The Good News of Christ Jesus is like a treasure, hidden in a field and forgotten and then found, just as Leah and Rachel, Bilhah and Zilpah, that despite the rules of patriarchy that made some legitimate, some more valuable than others, the covenant of God could not have been completed without them.

The Good News of Christ Jesus is like a pearl, precious, precious, that formed as an irritant which the ocean pushed through a crack in the shell.

Once inside, a pearl grows from a particle of sand into a beautiful internal luminescence that the shell can no longer contain, so it must be pushed out for the whole world to see and treasure.

The Good News of Christ Jesus is “like a net that was thrown into the sea and caught fish of every kind;”.

One person who objected to the ordination of women said to me, “If we start to ordain women, everything will change.

Everyone will think they can become Episcopalian.”

Son of gun if she wasn’t right!  

Those of us who have been excluded are especially passionate about making certain that absolutely everyone feels welcome to be a member of this old church of ours – warts and all.

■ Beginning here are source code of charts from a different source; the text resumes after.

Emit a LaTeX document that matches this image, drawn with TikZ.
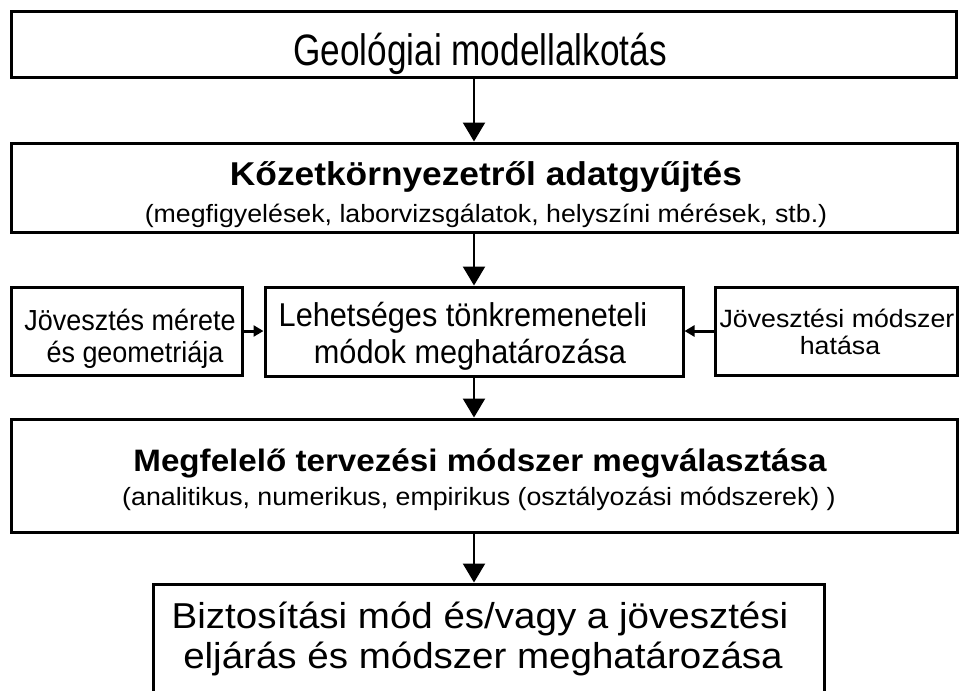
\documentclass[tikz,border=0pt]{standalone}
\usepackage{fontspec}
\setmainfont{Liberation Sans}
\newfontfamily\wideF[FakeStretch=1.07]{Liberation Sans}
\newfontfamily\narrowF[FakeStretch=0.8]{Liberation Sans}
\newfontfamily\midF[FakeStretch=0.93]{Liberation Sans}
\newcommand{\fsz}[1]{\fontsize{#1}{#1}\selectfont}
\usetikzlibrary{arrows.meta}
\begin{document}
\begin{tikzpicture}[x=1pt,y=1pt,
  box/.style={draw=black, line width=3pt, fill=white, inner sep=0pt},
  txt/.style={anchor=base, inner sep=0pt},
  flow/.style={line width=2.5pt, -{Triangle[width=22pt,length=19pt]}},
  side/.style={line width=3pt, -{Triangle[width=11pt,length=10pt]}}]
\useasboundingbox[fill=white] (0,0) rectangle (959,-691);

% boxes
\node[box, minimum width=945, minimum height=66] (geo) at (483.5,-44) {};
\node[box, minimum width=946, minimum height=89] (adat) at (484,-187.5) {};
\node[box, minimum width=418, minimum height=89] (tonk) at (474,-331.5) {};
\node[box, minimum width=231, minimum height=88] (meret) at (126.5,-331) {};
\node[box, minimum width=242, minimum height=88] (hatas) at (836,-331) {};
\node[box, minimum width=946, minimum height=113] (terv) at (484,-475.5) {};
\node[box, minimum width=671, minimum height=122] (bizt) at (488.5,-645) {};

% texts
\node[txt] (geoT) at (480,-65) {\narrowF\fsz{44}Geológiai modellalkotás};
\node[txt] (adatT) at (486,-185) {\wideF\fsz{33}\bfseries Kőzetkörnyezetről adatgyűjtés};
\node[txt] (adatS) at (486,-222) {\wideF\fsz{25}(megfigyelések, laborvizsgálatok, helyszíni mérések, stb.)};
\node[txt] (tonkA) at (463,-326) {\midF\fsz{33}Lehetséges tönkremeneteli};
\node[txt] (tonkB) at (470,-363) {\midF\fsz{33}módok meghatározása};
\node[txt] (meretA) at (130,-330) {\midF\fsz{29}Jövesztés mérete};
\node[txt] (meretB) at (135,-362) {\midF\fsz{29}és geometriája};
\node[txt] (hatasA) at (837,-327) {\wideF\fsz{25}Jövesztési módszer};
\node[txt] (hatasB) at (840,-354) {\wideF\fsz{25}hatása};
\node[txt] (tervT) at (480,-471) {\wideF\fsz{31}\bfseries Megfelelő tervezési módszer megválasztása};
\node[txt] (tervS) at (479,-505) {\wideF\fsz{25}(analitikus, numerikus, empirikus (osztályozási módszerek) )};
\node[txt] (biztA) at (480,-628) {\wideF\fsz{36}Biztosítási mód és/vagy a jövesztési};
\node[txt] (biztB) at (483,-668) {\wideF\fsz{36}eljárás és módszer meghatározása};

% connectors
\draw[flow] (geo.south -| tonk.north) -- (adat.north -| tonk.north);
\draw[flow] (adat.south -| tonk.north) -- (tonk.north);
\draw[flow] (tonk.south) -- (terv.north -| tonk.south);
\draw[flow] (terv.south -| tonk.south) -- (bizt.north -| tonk.south);
\draw[side] (meret.east) -- (tonk.west |- meret.east);
\draw[side] (hatas.west) -- (tonk.east |- hatas.west);
\end{tikzpicture}
\end{document}
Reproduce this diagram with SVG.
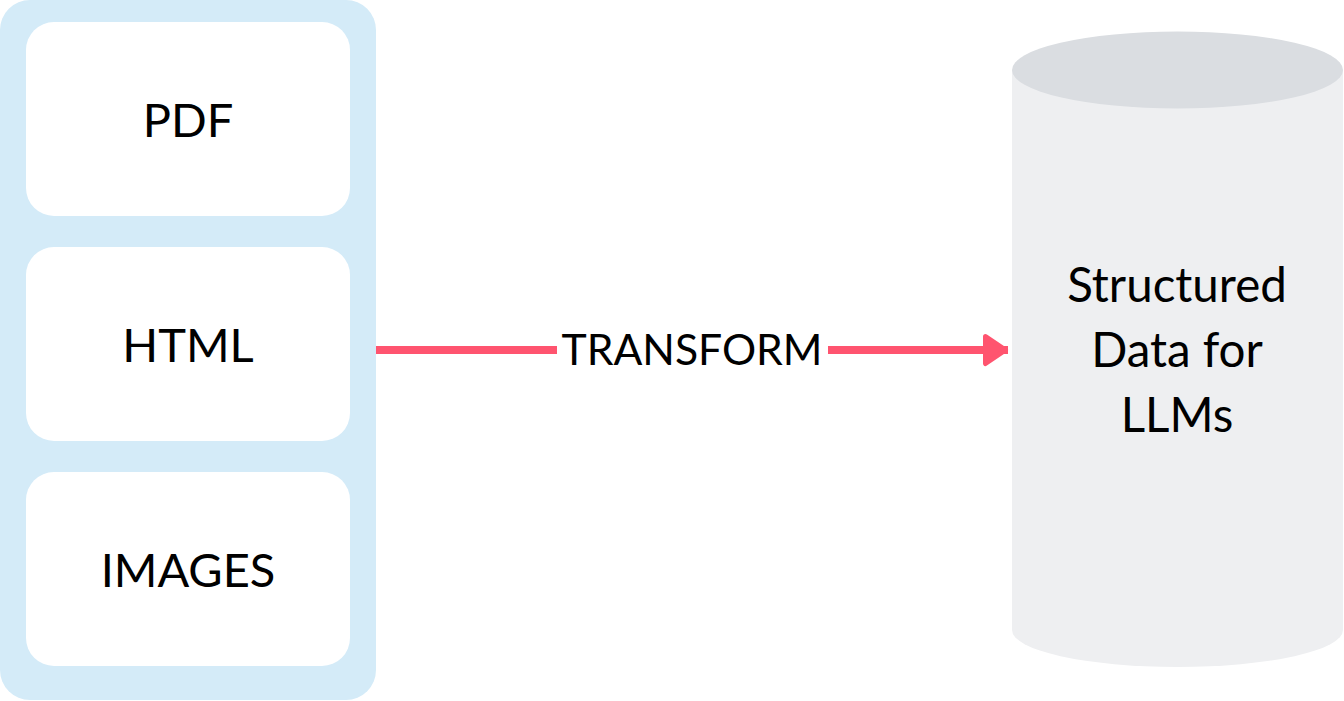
<svg xmlns="http://www.w3.org/2000/svg" width="1344" height="701" viewBox="0 0 1344 701">
<defs>
<style>
.lbl{font-family:Lato,"Liberation Sans",sans-serif;fill:#000;text-anchor:middle}
.box{fill:#fff}
.conn{stroke:#ff546f;stroke-width:8;fill:none}
</style>
<marker id="ah" markerUnits="userSpaceOnUse" markerWidth="30" markerHeight="36" refX="25.5" refY="16.5" orient="auto" viewBox="0 0 30 36">
<path d="M3,3 L23,16.5 L3,30 Z" fill="#ff546f" stroke="#ff546f" stroke-width="5" stroke-linejoin="round"/>
</marker>
</defs>
<rect width="1344" height="701" fill="#fff"/>
<g id="sources">
<rect x="0" y="0" width="376" height="700" rx="30" fill="#d4ebf8"/>
</g>
<g id="pdf">
<rect class="box" x="26" y="22" width="324" height="194" rx="28"/>
<text class="lbl" x="188" y="137" font-size="47">PDF</text>
</g>
<g id="html">
<rect class="box" x="26" y="247" width="324" height="194" rx="28"/>
<text class="lbl" x="188" y="362" font-size="47">HTML</text>
</g>
<g id="images">
<rect class="box" x="26" y="472" width="324" height="194" rx="28"/>
<text class="lbl" x="188" y="587" font-size="47">IMAGES</text>
</g>
<g id="structured">
<path d="M1012,70 L1012,630 A165.5,37 0 0 0 1343,630 L1343,70 Z" fill="#eeeff1"/>
<ellipse cx="1177.5" cy="70" rx="165.5" ry="38.5" fill="#dadde1"/>
<text class="lbl" font-size="47.5"><tspan x="1177" y="302">Structured</tspan><tspan x="1177" y="367">Data for</tspan><tspan x="1177" y="432">LLMs</tspan></text>
</g>
<g id="connectors">
<path class="conn" d="M376,350 L557,350"/>
<path class="conn" d="M828,350 L1008,350" marker-end="url(#ah)"/>
<text class="lbl" x="692" y="365" font-size="42.7">TRANSFORM</text>
</g>
</svg>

We are passionate about casting the net wide and catching fish of every kind into the kind of baptismal water that helps each one become the best of who God created them to be.

Different.

Unique.

Called to seek and serve Jesus in the spark of divinity they see in themselves and each other.

And, when we are allowed to grow and change, so does the church.

Because we are – you and I are – the church, The Body of Christ, part of the baptismal water where we are challenged to be the living, growing, being and becoming the unique creature God intends for us to be.

And that, my friends, is something to come on strong about, to be passionate about.

And, even if it makes some people nervous or uncomfortable, living it is a risk worth taking.

I can’t imagine a pearl of any greater price.

And, I am so very deeply, humbly grateful for the gift of the women who are the Philadelphia Eleven who made it possible for me to be the unapologetically feisty, impatient, passionate priest I am today – warts and all.